Lindsey Graham vacated his Senate seat. South Carolina now faces the unthinkable task of finding another human being to sit in a chair and vote on things.
Nancy Mace leads the speculation. She's a GOP Rep who presumably knows where Washington D.C. is located. That's apparently enough qualification in 2026. Gov. Henry McMaster also gets mentioned, which makes sense because he already has a title that sounds important.
The financial markets remain completely unaffected by this development because Senate seats have never moved a stock price in the history of capitalism. Yet here we are, pretending this matters to your portfolio. Some retail trader in Spartanburg is probably screening for "Senate replacement plays" right now. He will lose money. The loss will have nothing to do with Graham's departure and everything to do with him being the kind of person who googles "Senate replacement plays."

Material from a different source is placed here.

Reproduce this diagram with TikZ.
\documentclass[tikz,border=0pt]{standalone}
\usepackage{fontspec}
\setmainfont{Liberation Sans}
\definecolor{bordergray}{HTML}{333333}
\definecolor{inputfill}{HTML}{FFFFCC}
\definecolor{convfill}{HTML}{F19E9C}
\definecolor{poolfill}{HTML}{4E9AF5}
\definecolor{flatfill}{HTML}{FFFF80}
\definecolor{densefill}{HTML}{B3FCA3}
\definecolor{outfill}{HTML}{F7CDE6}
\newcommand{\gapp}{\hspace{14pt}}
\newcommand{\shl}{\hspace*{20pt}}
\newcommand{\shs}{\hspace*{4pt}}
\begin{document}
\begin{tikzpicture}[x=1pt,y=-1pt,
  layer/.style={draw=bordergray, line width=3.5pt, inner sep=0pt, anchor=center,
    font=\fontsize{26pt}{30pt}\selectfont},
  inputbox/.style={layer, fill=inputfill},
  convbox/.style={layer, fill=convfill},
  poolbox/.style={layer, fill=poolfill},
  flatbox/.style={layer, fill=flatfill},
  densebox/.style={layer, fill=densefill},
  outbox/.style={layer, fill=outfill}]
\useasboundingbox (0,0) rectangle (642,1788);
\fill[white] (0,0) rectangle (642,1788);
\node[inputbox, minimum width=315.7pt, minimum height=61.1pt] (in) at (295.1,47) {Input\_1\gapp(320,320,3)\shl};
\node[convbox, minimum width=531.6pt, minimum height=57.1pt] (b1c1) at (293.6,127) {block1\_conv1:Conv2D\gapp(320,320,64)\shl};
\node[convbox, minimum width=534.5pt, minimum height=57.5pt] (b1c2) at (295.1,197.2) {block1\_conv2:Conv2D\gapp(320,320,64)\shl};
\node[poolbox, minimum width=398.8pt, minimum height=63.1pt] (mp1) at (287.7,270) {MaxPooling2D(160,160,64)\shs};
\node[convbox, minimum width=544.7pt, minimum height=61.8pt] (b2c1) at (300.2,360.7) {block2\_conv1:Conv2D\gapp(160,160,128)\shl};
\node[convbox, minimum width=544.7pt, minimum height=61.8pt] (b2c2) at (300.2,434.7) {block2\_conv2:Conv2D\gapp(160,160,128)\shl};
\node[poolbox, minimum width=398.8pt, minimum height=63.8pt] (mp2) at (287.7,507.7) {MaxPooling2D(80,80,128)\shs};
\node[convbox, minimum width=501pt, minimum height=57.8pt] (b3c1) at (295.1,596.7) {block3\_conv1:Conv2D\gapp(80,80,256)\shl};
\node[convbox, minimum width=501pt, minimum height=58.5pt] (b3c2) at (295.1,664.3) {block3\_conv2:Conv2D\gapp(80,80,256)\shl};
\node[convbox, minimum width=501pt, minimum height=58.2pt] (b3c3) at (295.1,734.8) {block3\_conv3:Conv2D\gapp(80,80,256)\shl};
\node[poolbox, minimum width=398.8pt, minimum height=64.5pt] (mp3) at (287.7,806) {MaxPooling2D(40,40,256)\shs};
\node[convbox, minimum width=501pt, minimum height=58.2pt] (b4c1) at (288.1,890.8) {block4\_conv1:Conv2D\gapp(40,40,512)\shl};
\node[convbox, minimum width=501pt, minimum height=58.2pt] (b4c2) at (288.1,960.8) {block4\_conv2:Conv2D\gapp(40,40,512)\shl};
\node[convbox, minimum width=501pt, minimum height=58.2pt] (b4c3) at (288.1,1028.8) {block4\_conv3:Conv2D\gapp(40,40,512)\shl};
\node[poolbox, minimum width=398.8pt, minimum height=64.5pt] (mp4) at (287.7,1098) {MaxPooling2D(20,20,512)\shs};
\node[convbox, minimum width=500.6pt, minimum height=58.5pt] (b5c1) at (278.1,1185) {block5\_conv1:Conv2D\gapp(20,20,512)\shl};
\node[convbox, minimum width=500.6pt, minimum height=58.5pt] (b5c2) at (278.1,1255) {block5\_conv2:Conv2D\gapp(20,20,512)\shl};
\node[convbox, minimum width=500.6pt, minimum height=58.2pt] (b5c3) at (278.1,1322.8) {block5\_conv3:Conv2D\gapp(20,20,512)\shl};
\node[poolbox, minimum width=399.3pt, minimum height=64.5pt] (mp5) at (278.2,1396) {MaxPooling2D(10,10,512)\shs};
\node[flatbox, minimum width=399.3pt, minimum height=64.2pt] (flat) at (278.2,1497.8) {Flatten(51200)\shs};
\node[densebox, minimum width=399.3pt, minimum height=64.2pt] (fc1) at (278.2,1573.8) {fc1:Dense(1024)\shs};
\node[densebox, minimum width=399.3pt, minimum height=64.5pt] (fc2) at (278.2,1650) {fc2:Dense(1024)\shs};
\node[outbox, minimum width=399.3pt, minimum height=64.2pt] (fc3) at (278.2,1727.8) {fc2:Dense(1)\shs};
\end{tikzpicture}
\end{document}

South Carolina's GDP will not change based on who fills this seat. Defense contractors will get their money either way. The textile mills that still exist will continue not hiring. Myrtle Beach will remain exactly as depressing as it currently is.
Graham himself left for reasons the headline doesn't specify and I won't pretend to care about. The seat is empty. Someone will fill it. That person will vote along party lines 94% of the time just like Graham did and just like whoever came before Graham did.
Mace vs. McMaster represents a fascinating choice between two people whose policy positions I could not distinguish at gunpoint. One of them will win. The other will continue doing whatever they're currently doing. South Carolina will remain South Carolina. Your tech stocks will move based on earnings reports and Fed policy, not based on which Republican gets a new office in the Russell Building.